◆ **Information shown**:

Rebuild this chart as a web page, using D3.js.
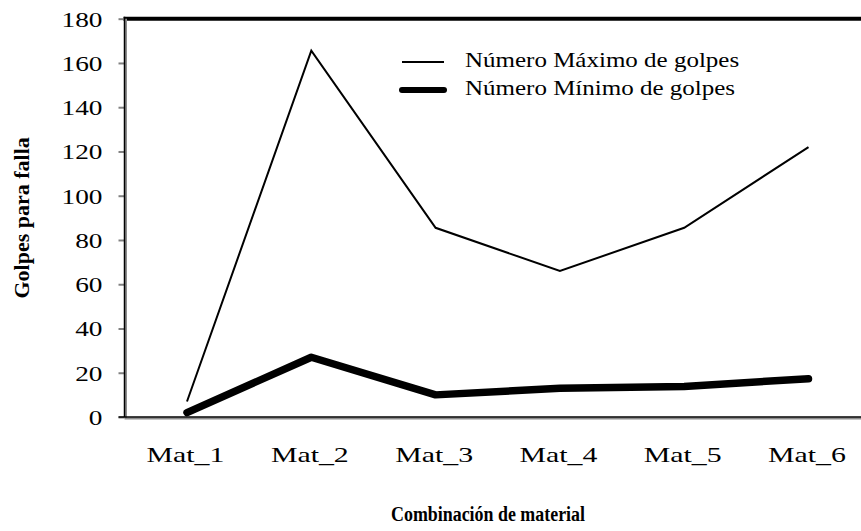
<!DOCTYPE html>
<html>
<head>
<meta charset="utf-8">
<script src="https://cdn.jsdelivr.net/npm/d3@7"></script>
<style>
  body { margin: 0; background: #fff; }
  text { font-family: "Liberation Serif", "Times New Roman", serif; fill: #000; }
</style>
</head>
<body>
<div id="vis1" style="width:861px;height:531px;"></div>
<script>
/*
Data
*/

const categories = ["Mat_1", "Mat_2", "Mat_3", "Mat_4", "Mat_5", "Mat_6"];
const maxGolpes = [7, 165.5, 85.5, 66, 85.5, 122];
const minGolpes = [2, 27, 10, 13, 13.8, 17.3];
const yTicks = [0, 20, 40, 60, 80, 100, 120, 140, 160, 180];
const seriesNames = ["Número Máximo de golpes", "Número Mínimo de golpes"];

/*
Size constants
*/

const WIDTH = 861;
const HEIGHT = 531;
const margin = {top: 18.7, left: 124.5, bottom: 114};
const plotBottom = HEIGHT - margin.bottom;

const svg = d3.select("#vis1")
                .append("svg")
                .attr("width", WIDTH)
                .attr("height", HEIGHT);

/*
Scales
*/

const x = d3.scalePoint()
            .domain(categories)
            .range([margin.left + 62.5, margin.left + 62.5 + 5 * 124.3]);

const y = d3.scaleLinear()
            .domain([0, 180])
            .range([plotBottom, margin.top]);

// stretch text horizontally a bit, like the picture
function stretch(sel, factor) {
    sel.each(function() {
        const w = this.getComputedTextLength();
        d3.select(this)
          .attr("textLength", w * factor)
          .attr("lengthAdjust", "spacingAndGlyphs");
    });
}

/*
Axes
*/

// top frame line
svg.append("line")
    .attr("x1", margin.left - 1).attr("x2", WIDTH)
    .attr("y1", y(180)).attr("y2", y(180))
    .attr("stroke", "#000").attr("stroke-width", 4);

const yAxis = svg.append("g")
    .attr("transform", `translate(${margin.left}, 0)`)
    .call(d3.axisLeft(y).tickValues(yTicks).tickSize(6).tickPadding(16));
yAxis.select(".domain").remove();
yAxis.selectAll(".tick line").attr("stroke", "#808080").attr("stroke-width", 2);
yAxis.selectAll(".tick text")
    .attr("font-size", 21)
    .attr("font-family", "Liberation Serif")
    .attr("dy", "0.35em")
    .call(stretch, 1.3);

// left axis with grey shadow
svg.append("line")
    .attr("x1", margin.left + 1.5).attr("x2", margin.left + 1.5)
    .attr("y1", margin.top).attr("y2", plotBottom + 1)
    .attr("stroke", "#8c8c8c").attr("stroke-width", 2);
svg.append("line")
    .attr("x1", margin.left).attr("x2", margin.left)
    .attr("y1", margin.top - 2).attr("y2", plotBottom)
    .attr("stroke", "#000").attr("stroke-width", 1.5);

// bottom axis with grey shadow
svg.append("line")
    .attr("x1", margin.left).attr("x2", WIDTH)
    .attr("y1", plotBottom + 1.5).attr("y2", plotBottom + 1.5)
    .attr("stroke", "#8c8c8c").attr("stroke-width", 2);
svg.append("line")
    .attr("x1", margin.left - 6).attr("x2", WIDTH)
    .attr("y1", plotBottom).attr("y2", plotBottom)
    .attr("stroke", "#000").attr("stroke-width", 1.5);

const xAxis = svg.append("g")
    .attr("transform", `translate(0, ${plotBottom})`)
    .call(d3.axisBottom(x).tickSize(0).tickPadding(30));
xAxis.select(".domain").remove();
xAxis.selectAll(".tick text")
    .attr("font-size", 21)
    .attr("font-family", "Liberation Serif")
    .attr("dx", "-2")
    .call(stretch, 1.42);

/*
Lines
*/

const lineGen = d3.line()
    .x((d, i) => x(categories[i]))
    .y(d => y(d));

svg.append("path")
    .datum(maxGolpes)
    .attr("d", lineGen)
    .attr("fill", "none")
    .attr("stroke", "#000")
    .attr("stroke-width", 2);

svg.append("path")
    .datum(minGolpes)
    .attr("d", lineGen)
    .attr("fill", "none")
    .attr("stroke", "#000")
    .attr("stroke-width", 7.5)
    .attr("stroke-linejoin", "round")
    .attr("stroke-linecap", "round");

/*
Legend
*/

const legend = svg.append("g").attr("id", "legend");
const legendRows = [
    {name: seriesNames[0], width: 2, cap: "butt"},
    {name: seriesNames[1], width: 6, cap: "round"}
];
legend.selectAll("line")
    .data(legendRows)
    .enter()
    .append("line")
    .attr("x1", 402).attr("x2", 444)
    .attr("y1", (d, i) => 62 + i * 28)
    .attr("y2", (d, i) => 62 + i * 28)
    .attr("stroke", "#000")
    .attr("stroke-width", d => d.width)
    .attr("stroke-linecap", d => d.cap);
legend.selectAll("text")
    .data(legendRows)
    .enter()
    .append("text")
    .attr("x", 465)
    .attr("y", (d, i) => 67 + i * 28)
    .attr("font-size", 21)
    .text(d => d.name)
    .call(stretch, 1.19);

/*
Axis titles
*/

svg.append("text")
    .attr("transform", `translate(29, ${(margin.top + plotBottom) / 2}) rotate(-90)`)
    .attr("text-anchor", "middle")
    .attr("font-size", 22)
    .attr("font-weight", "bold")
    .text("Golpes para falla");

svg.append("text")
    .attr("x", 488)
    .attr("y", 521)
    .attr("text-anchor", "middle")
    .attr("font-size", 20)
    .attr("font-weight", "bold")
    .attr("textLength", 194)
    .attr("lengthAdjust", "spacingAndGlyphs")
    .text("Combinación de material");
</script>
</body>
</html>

◆ **To be done**:
Using the listing above, pull out all lines that hold the word "this".

◆ **The result**:
Rebuild this chart as a web page, using D3.js.
        const w = this.getComputedTextLength();
        d3.select(this)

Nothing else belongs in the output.